Country music hitmaker Blanco Brown recently dropped his brand new single, "I'll Never," a heartfelt ballad reminiscent of classics like Lonestar's "Amazed," or "I Love The Way You Love Me" by John Michael Montgomery. PopCulture.com had a chance to catch up with Brown, and we picked his brain a number of things, including the new track and his favorite "southern" instrument. During our conversation, the producer-turned-country music star also shared some details about how "purpose and peace over everything" has become the mantra he lives by.

"I love the record, man. As soon as I wrote it, I was like, this is one of those records that's going to hold a special place in people hearts," Brown told us, recalling writing and recording the demo for "I'll Never" in just one day. "I literally went in the booth in L.A. and came back out with the whole song and we filmed it. We filmed it nonstop. That's how quick I wrote the record, it was still rolling from the time I went in. And when I say wrote it, I mean, I record the vocals at the same time." Next, Brown headed back to Music City to finish up the track and get it just perfect.

"I went back in the studio and cut some vocals over for the most part because I just demoed it and I wanted to do it on my Lewitt microphone that I like using, my 640," he explained. "It was magical in the studio. I went to Nashville and got finished producing the record out, but I started the record with my homies Biscuit and Butter in LA. They named Biscuit and Butter and for the longest time, I didn't even think about it," Brown then joked, "I was just like, 'biscuit... butter...' And I said, 'Olay, so y'all going to name me ham...' It's a recipe."

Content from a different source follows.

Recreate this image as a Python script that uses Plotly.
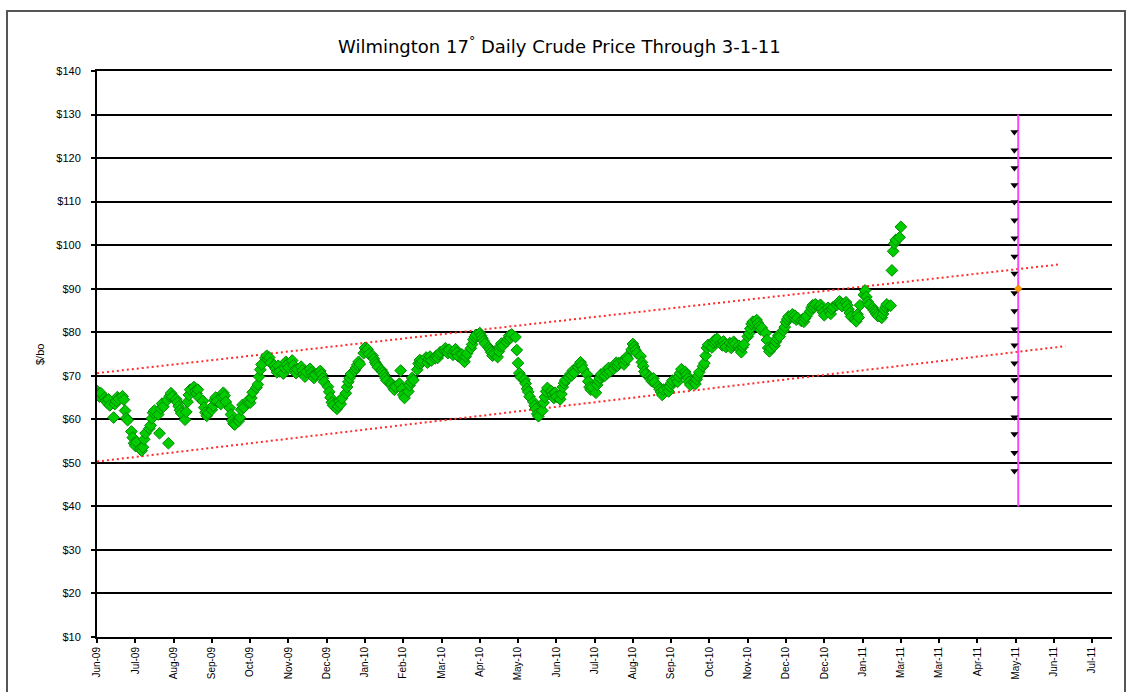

In addition to sharing the story behind "I'll Never," Brown also shared a little about his next album, specifically noting the lyrics to a new song titled "Sooner or Later," which he wrote while recovering from a terrible 2020 motorcycle accident. "I wrote this song out of depression after being in the motorcycle accident, not knowing if I was going to walk again," he said. "The words are, 'Standing on broken promises, betting on yourself when you had nothing to win. Looking forward to those rainy days. Remember jumping in grandpa's 4x4, mudding with friends. But those old days, you'll never forget, time was never spent wasting them.'"

Bringing it around to the chorus, the next section of the song says, "Sooner or later you'll have to ride along. Sooner or later you'll have to learn to grow. So take those childhood memories and turn them into your dreams and know that it's never too late, but sooner or later you'll learn to love yourself. That's how we grow. That's how we grow. That's how we show up."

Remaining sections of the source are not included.